* _Set exercise_
Using the listing below, output only the lines from the one that contains "What Plotly.js code" through the one that contains "38.9, 41.95, 42.8];", inclusive, exactly as given and without images.

-- Start of Dataset records --

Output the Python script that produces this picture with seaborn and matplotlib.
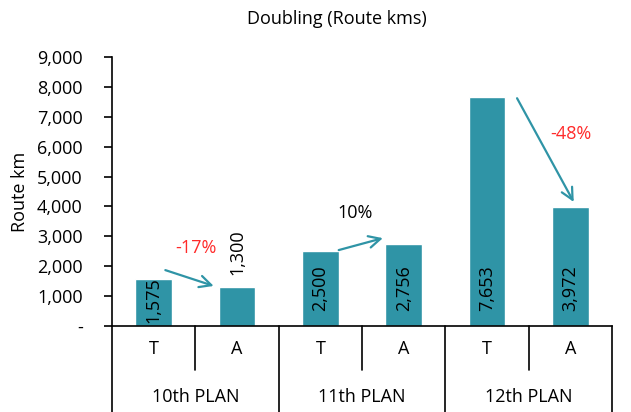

-- End of Dataset records --
-- Start of Dataset records --

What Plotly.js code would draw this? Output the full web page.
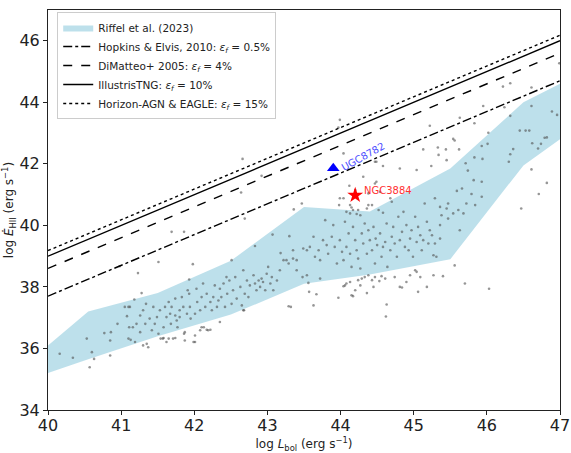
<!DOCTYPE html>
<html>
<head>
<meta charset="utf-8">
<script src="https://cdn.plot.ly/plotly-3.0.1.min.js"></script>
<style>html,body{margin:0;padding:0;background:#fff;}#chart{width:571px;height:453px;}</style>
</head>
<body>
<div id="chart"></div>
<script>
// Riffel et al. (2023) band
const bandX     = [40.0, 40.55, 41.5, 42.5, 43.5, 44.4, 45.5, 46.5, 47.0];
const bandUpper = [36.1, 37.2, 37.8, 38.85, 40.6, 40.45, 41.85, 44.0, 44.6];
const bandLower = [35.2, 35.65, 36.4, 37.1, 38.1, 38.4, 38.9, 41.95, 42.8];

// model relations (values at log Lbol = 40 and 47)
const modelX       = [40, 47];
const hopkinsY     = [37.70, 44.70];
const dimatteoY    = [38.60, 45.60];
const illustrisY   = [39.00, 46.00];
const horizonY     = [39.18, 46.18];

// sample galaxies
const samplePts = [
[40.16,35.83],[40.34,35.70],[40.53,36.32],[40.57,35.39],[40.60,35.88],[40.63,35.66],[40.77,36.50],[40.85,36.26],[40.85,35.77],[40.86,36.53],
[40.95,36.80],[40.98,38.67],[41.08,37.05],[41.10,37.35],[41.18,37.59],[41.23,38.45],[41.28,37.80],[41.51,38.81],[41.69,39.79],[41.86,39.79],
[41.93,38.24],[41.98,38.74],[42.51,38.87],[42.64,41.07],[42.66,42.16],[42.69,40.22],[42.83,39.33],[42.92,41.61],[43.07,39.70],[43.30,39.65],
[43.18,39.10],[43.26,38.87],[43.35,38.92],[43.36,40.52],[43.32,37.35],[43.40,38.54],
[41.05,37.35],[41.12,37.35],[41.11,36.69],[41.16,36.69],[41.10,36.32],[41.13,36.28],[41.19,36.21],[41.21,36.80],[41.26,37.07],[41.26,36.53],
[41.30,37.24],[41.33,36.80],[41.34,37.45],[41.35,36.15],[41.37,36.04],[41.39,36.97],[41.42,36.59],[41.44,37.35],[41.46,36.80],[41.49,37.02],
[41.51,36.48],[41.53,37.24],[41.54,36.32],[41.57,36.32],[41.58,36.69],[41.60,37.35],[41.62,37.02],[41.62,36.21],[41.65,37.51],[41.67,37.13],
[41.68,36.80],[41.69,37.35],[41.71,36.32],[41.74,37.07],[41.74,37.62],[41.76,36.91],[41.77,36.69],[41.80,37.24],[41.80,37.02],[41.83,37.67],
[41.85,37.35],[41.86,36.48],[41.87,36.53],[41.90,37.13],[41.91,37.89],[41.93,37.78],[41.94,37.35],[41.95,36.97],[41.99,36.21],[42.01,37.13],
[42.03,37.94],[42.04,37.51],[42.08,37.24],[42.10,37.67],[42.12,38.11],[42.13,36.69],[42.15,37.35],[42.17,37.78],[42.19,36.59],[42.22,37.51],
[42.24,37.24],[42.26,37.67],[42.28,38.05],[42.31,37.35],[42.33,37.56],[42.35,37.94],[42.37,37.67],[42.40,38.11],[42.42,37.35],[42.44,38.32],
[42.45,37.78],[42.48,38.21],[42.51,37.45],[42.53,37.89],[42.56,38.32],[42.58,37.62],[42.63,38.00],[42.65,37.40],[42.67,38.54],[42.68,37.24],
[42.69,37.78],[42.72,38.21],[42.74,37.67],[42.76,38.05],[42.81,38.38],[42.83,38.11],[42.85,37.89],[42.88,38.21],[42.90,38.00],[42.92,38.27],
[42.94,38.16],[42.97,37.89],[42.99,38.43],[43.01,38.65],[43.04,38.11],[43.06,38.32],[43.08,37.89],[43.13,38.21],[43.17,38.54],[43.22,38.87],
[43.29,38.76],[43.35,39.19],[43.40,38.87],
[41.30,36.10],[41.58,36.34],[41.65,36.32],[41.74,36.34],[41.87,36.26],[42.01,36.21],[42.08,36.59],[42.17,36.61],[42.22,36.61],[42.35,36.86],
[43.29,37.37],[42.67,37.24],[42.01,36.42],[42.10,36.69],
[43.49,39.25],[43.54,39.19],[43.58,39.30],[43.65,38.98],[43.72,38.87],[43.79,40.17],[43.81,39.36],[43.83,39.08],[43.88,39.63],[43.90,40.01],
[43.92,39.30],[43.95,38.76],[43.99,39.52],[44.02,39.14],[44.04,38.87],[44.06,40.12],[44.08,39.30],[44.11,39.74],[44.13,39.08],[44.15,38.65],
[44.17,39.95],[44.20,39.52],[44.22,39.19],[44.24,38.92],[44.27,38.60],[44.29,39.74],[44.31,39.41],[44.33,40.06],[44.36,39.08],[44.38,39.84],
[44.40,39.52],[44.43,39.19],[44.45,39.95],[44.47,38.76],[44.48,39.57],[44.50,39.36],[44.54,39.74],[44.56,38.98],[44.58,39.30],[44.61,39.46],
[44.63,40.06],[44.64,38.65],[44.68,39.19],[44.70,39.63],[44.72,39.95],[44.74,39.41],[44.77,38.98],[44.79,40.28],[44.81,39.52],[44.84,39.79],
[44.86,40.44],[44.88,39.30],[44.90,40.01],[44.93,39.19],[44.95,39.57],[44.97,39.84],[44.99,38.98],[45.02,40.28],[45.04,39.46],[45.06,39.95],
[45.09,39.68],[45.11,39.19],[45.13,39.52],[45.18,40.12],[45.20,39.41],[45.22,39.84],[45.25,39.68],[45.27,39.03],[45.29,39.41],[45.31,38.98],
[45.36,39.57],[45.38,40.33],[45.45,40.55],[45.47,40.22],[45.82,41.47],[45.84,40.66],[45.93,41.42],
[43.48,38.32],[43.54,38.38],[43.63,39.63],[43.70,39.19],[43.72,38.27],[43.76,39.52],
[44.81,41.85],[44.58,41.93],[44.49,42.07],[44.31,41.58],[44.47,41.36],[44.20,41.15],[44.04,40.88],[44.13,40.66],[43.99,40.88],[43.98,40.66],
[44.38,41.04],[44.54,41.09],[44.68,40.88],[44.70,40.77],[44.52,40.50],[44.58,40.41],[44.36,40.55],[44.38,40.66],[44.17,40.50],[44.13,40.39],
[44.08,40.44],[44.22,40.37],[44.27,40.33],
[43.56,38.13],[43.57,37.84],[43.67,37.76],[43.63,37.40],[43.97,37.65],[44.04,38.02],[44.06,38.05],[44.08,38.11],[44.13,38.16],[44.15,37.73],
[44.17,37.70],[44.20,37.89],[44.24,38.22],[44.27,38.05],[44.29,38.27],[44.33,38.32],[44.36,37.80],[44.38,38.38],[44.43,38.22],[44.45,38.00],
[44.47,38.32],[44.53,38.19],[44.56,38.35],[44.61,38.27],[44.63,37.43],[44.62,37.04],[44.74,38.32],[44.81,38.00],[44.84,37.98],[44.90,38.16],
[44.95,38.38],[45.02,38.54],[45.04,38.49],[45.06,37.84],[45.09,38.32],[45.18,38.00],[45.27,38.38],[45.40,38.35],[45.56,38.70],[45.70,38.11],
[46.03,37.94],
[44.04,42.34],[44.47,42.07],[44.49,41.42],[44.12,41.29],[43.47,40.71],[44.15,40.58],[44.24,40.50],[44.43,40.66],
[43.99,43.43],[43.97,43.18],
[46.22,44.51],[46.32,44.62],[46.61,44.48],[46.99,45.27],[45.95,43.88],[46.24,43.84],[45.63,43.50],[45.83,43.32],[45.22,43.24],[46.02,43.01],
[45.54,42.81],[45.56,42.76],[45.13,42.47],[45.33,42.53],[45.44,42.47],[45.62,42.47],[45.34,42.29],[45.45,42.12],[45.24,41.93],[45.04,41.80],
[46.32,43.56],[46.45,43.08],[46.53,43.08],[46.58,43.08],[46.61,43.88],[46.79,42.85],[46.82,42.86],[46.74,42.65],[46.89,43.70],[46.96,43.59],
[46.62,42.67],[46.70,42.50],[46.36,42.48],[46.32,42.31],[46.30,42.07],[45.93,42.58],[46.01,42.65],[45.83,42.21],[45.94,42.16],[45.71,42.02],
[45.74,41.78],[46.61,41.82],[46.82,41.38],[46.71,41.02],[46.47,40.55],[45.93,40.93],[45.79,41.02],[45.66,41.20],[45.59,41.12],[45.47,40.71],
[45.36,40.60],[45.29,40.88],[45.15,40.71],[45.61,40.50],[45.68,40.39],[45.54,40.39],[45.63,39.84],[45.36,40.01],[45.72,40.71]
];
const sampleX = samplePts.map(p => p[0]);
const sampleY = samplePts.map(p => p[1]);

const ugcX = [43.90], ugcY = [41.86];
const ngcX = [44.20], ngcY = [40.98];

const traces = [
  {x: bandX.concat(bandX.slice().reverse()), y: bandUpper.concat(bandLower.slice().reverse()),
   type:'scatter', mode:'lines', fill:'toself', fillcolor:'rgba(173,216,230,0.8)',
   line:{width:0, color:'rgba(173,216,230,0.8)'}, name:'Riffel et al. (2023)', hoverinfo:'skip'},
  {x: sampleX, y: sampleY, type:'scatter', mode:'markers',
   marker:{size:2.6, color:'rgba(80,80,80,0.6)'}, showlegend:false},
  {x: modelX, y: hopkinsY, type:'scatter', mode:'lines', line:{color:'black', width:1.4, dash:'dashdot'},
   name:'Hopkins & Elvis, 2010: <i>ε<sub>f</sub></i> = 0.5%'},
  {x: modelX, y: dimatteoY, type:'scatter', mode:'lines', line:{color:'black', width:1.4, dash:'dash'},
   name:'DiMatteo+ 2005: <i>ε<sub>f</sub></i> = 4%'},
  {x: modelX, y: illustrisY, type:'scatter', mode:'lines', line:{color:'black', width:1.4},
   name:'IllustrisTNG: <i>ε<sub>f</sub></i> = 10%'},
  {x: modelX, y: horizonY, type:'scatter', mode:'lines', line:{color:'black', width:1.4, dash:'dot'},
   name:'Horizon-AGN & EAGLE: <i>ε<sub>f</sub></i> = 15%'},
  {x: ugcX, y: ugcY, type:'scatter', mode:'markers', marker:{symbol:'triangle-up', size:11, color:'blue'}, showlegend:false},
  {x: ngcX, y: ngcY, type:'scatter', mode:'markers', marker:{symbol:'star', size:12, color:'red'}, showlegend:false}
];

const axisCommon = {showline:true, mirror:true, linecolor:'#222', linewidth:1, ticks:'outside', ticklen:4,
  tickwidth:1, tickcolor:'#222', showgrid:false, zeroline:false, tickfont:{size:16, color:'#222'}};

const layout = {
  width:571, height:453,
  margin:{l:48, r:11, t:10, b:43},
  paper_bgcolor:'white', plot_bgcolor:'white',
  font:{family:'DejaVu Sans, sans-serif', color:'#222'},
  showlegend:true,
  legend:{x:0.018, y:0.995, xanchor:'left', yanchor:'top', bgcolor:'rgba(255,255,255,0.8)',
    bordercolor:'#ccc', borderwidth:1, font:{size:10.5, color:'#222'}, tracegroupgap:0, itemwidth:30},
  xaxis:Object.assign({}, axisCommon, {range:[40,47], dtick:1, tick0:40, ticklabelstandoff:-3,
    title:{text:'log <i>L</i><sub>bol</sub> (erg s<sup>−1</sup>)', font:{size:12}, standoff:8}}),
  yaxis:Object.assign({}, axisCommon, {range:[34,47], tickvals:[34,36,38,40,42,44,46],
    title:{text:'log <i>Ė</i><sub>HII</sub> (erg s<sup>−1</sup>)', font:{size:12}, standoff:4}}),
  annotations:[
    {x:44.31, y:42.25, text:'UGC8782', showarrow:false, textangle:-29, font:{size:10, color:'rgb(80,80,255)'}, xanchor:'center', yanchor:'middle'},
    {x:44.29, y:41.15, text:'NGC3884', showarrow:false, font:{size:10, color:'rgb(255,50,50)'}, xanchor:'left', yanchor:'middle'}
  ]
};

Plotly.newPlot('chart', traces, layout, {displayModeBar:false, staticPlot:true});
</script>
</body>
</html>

-- End of Dataset records --

* _Solution to the problem_
What Plotly.js code would draw this? Output the full web page.
<!DOCTYPE html>
<html>
<head>
<meta charset="utf-8">
<script src="https://cdn.plot.ly/plotly-3.0.1.min.js"></script>
<style>html,body{margin:0;padding:0;background:#fff;}#chart{width:571px;height:453px;}</style>
</head>
<body>
<div id="chart"></div>
<script>
// Riffel et al. (2023) band
const bandX     = [40.0, 40.55, 41.5, 42.5, 43.5, 44.4, 45.5, 46.5, 47.0];
const bandUpper = [36.1, 37.2, 37.8, 38.85, 40.6, 40.45, 41.85, 44.0, 44.6];
const bandLower = [35.2, 35.65, 36.4, 37.1, 38.1, 38.4, 38.9, 41.95, 42.8];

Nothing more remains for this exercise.